This was verified by simply taking the cube of the two sides of the equation. In a private correspondence related to the previous post Bruce Reznick suggested a different way of showing that

$\sqrt[3]{18+\sqrt{325}}=\sqrt[3]{18 \pm 5 \sqrt{13}}=a+b\sqrt{13},$

with rational $a$ and $b.$ In Bruce Reznick's words:

So we look for $(a + b \sqrt{13})^3 = 18 + 5 \sqrt{13};$ that is, $18 = a^3 + 39 a b^2$ and $5 = 3a^2 b + 13 b^3.$ Hard to solve directly, but we can multiply the first by $5$ and subtract $18$ times the second to get

$0 = 5a^3 - 54 a^2 b + 195 a b^2 - 234 b^3,$

which your friendly computer algebra system (otherwise useless) will tell you equals $(a - 3b)(5 a^2 - 39 a b + 78 b^2).$ If $a = 3b,$ then $18 = 144 b^3$ and $5 = 40 b^3,$ so $b = 1/2$ and $a = 3/2$ and

$\displaystyle\sqrt[3]{18 + 5 \sqrt{13}} = \frac{3}{2} + \frac{1}{2}\sqrt{13}.$ Same with "$-$". This method works quite generally.

And would not it?
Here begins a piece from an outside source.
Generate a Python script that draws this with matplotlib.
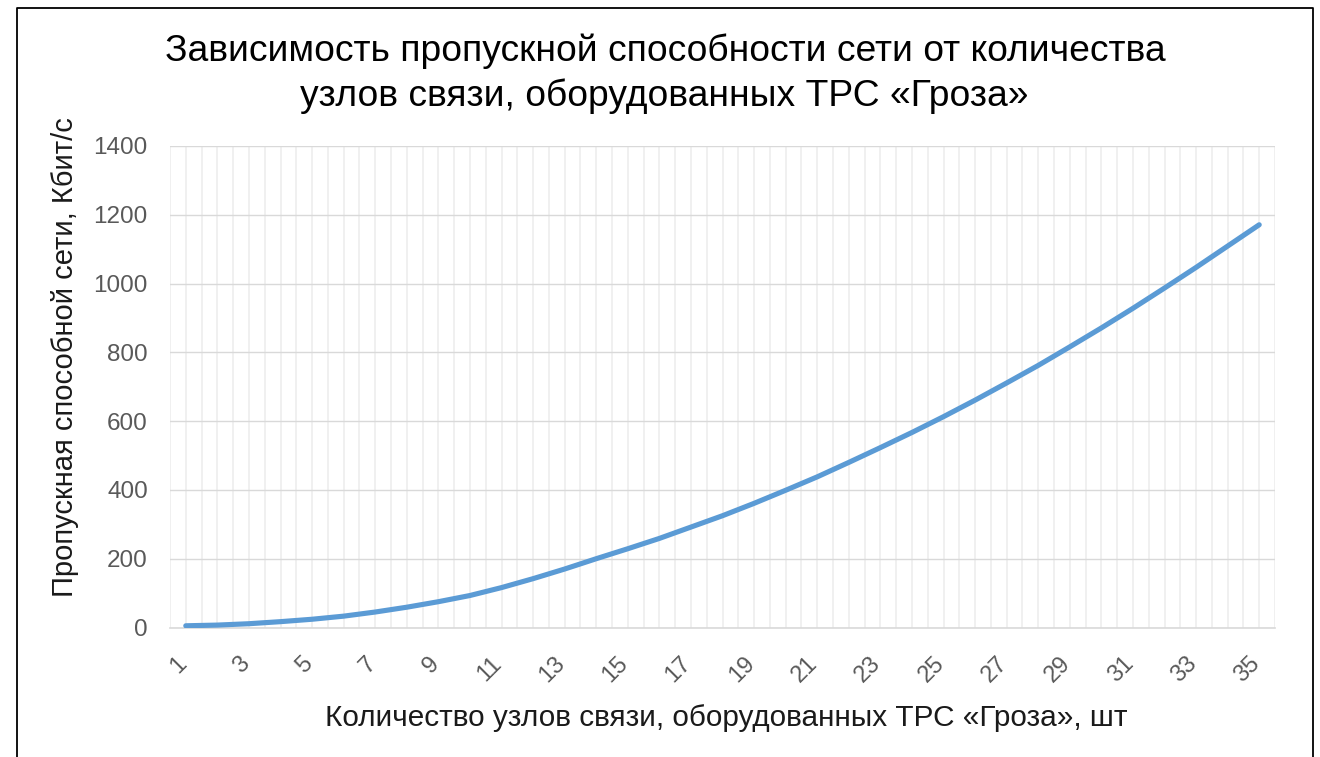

With the prior knowledge that $\displaystyle\sqrt[3]{2 \pm \sqrt{5}} = \frac{1 \pm \sqrt{5}}{2}$ the latter result seems not that surprising, one can think. Bruce continues to show with another example that expectations can be easily shuttered in mathematics.

Again, our previous experience may suggest the existence of rational $a$ and $b$ such that

$\sqrt{2 + \sqrt{3}} = a + b \sqrt{3}.$

If we proceed as before, but now squaring both sides of the equation, and equating rational and irrational components, we get $2 = a^2 + 3b^2$ and $1 = 2 ab,$ so

$a^2 + 3b^2 - 2\cdot 2ab = (a - b)(a - 3b) = 0.$

If $a = b,$ then $2 = 4a^2,$ so $\displaystyle a = \frac{1}{\sqrt{2}} = b.$ This is not what we expected, but is at least true:

$\displaystyle 2 + \sqrt{3} = (\frac{1}{\sqrt{2}} + \frac{\sqrt{3}}{\sqrt{2}})^2 = \frac{1}{2} (1 + \sqrt{3})^2.$

What about the other factor? If $a = 3b,$ then $2 = 12b^2,$ so $\displaystyle b = \frac{1}{\sqrt{6}}$ and $\displaystyle a = \frac{3}{\sqrt{6}}.$ This gives

$\displaystyle 2 + \sqrt{3} = (\frac{3}{\sqrt{6}} + \frac{\sqrt{3}}{\sqrt{6}})^2.$

Strangely, this reduces to exactly the result due to the first (and different) factor:

$\displaystyle \frac{3}{\sqrt{6}} + \frac{\sqrt{3}}{\sqrt{6}} = \frac{\sqrt{3}}{\sqrt{2}} + \frac{1}{\sqrt{2}}.$

In terms of quadratic fields, $\mathbb{Q}[\sqrt{m}]$, what we found may be expressed formally as $\sqrt{2 + \sqrt{3}}\not\in\mathbb{Q}[\sqrt{3}]$ but $\sqrt{2 + \sqrt{3}}\in\mathbb{Q}[\sqrt{2},\sqrt{3}]$ which, perhaps, helps enhance intuition of what goes on in Bruce's example but also adds to the mystery of $\sqrt[3]{18 + 5 \sqrt{13}}\in\mathbb{Q}[\sqrt{13}]$ or $\sqrt[3]{2 + \sqrt{5}}\in\mathbb{Q}[\sqrt{5}].$